To do => All lines from the beginning of the listing through the line with "5.1, 6.4, 6.3];" are to be copied word for word; the pictures are not.

Data =>
• • • • • • •

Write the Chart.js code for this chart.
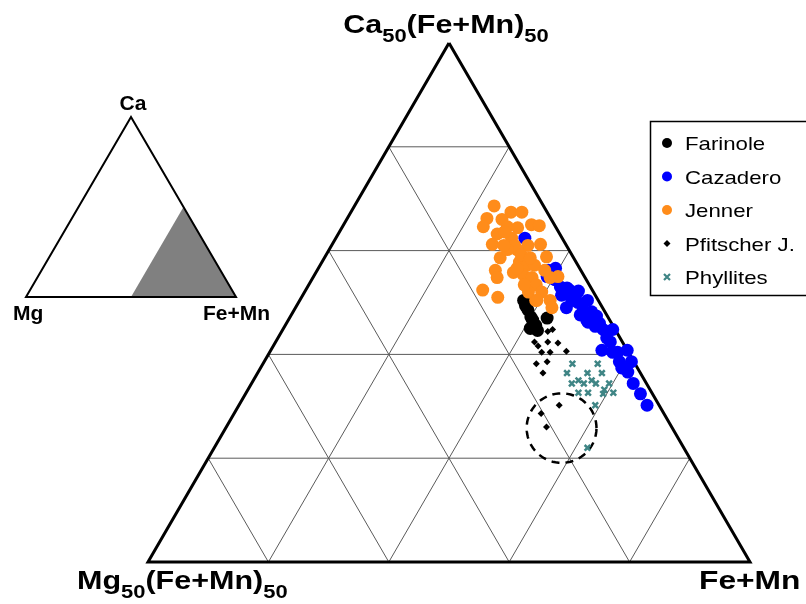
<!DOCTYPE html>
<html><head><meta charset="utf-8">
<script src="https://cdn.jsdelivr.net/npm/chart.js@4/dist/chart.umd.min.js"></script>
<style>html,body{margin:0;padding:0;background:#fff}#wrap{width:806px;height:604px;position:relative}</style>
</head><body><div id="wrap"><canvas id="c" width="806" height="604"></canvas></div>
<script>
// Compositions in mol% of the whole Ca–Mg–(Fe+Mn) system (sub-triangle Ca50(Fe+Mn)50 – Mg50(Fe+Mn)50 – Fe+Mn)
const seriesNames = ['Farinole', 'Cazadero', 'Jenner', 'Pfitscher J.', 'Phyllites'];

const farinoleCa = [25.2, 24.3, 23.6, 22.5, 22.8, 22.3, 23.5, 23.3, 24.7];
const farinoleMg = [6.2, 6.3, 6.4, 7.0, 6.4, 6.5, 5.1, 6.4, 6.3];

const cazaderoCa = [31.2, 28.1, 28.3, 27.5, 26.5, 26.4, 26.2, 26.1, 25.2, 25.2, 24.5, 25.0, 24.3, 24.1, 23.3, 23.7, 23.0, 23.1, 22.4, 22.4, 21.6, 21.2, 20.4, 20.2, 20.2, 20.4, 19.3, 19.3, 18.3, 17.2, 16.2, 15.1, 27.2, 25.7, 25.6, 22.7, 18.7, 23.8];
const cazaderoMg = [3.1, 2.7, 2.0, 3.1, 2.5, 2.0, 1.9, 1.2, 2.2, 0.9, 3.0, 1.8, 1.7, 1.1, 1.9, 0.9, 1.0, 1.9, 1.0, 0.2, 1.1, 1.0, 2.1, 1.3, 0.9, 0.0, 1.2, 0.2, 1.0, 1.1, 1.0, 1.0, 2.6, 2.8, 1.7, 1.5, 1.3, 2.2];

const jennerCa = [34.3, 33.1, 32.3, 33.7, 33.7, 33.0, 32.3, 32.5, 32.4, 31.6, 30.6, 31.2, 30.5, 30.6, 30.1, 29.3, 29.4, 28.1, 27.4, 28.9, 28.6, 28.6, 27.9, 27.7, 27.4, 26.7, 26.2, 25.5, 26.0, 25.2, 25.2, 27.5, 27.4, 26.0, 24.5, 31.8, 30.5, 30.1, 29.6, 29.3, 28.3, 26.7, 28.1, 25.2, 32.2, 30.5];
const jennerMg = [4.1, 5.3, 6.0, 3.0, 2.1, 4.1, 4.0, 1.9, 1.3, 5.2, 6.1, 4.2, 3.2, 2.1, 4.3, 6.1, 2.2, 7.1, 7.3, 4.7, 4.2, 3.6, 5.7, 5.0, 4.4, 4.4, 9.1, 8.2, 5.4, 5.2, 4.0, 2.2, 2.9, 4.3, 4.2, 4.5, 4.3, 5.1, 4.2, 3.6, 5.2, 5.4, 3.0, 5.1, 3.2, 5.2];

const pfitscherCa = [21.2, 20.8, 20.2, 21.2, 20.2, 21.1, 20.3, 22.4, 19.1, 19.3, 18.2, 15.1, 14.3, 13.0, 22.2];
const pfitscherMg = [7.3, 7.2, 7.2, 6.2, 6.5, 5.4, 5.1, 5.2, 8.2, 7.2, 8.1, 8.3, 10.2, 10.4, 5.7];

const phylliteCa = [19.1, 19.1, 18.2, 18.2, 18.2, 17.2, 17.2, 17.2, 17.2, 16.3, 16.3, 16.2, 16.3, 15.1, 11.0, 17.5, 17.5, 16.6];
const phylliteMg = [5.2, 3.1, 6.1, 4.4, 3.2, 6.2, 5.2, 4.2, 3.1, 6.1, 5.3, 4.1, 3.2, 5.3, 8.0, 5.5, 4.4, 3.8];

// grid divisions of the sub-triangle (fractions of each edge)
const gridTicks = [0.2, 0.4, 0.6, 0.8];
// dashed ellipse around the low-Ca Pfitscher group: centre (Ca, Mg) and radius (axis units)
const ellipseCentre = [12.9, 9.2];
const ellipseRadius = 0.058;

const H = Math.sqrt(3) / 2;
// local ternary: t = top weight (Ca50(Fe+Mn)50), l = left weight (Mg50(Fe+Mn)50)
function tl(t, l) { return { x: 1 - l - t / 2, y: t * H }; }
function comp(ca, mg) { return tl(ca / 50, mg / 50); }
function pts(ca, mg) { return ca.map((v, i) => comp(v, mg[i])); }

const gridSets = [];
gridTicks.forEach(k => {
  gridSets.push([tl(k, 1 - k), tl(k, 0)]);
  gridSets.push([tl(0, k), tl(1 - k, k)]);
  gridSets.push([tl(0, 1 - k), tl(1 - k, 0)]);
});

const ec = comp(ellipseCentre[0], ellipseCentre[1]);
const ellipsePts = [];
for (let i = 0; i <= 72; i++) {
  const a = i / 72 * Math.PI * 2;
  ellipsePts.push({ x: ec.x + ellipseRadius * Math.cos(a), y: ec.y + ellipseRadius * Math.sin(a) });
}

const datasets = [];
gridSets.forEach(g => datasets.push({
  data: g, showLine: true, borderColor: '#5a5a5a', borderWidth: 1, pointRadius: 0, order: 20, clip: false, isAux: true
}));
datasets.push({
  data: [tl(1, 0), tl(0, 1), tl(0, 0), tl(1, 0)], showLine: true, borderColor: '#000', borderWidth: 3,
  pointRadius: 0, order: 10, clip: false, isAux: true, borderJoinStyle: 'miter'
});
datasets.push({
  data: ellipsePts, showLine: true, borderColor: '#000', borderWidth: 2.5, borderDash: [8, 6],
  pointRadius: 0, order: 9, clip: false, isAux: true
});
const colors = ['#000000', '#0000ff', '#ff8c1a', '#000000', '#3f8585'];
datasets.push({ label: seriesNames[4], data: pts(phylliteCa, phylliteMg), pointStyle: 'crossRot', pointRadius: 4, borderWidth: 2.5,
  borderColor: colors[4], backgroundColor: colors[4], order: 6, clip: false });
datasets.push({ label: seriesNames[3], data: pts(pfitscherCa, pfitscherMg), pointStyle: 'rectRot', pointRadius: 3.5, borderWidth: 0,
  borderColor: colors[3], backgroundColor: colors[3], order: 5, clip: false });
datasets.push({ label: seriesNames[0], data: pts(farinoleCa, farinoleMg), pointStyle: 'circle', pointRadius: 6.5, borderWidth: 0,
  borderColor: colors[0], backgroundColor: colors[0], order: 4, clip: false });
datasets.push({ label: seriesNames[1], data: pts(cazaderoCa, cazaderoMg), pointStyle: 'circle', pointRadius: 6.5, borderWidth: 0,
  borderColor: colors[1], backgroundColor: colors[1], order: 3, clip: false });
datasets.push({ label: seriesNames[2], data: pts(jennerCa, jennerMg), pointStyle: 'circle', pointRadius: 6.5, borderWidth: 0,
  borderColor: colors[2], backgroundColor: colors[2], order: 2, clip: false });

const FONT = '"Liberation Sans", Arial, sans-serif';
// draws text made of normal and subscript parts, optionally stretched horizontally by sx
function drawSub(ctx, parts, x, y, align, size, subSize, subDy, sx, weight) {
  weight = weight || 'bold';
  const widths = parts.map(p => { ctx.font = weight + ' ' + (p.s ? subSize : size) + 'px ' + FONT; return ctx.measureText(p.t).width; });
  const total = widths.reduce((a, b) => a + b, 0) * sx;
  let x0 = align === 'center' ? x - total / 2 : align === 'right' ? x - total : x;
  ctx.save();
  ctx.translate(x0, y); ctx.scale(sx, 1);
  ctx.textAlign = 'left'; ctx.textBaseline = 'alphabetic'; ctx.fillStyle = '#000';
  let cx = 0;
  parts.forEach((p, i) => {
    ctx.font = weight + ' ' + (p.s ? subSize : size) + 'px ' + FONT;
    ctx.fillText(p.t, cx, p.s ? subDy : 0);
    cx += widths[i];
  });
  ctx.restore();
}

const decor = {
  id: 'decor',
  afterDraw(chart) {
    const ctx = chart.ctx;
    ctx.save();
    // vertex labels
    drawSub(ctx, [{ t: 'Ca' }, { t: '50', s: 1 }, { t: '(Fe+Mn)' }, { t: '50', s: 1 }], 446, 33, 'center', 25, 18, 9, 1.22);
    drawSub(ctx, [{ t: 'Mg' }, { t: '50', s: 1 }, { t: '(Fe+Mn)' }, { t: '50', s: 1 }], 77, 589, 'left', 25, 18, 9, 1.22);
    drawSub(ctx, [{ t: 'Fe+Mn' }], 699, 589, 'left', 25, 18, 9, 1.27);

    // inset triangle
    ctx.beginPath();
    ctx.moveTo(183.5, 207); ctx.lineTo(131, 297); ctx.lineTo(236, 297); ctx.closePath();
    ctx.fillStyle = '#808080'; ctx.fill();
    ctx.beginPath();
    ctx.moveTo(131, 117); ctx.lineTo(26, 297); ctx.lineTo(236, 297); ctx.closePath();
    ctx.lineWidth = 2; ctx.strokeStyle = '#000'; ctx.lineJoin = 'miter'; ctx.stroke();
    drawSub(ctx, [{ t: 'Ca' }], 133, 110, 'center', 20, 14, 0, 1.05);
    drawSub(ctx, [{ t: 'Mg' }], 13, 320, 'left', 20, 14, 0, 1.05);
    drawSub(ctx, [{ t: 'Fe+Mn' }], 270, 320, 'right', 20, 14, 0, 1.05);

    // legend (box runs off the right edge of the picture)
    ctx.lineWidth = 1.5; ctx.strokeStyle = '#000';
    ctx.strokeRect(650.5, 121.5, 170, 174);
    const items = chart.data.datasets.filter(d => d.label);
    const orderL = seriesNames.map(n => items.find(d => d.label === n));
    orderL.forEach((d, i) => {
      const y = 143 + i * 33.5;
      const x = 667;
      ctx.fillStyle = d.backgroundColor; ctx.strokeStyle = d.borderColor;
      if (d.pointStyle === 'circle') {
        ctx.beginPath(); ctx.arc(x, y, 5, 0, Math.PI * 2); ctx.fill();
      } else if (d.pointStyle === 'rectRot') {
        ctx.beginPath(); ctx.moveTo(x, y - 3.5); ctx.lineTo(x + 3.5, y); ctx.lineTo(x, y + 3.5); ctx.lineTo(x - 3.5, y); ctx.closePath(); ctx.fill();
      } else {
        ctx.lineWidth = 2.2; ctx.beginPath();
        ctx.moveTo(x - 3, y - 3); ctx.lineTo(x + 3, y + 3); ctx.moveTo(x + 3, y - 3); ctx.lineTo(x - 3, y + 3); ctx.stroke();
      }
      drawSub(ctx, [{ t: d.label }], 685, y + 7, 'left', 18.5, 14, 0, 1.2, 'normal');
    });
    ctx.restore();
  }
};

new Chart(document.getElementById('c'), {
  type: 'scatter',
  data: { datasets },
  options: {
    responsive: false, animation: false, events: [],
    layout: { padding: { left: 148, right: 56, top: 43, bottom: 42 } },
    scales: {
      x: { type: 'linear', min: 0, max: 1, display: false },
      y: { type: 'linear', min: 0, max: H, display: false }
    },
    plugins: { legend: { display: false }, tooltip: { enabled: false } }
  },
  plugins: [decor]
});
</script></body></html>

• • • • • • •

Result of the exercise =>
Write the Chart.js code for this chart.
<!DOCTYPE html>
<html><head><meta charset="utf-8">
<script src="https://cdn.jsdelivr.net/npm/chart.js@4/dist/chart.umd.min.js"></script>
<style>html,body{margin:0;padding:0;background:#fff}#wrap{width:806px;height:604px;position:relative}</style>
</head><body><div id="wrap"><canvas id="c" width="806" height="604"></canvas></div>
<script>
// Compositions in mol% of the whole Ca–Mg–(Fe+Mn) system (sub-triangle Ca50(Fe+Mn)50 – Mg50(Fe+Mn)50 – Fe+Mn)
const seriesNames = ['Farinole', 'Cazadero', 'Jenner', 'Pfitscher J.', 'Phyllites'];

const farinoleCa = [25.2, 24.3, 23.6, 22.5, 22.8, 22.3, 23.5, 23.3, 24.7];
const farinoleMg = [6.2, 6.3, 6.4, 7.0, 6.4, 6.5, 5.1, 6.4, 6.3];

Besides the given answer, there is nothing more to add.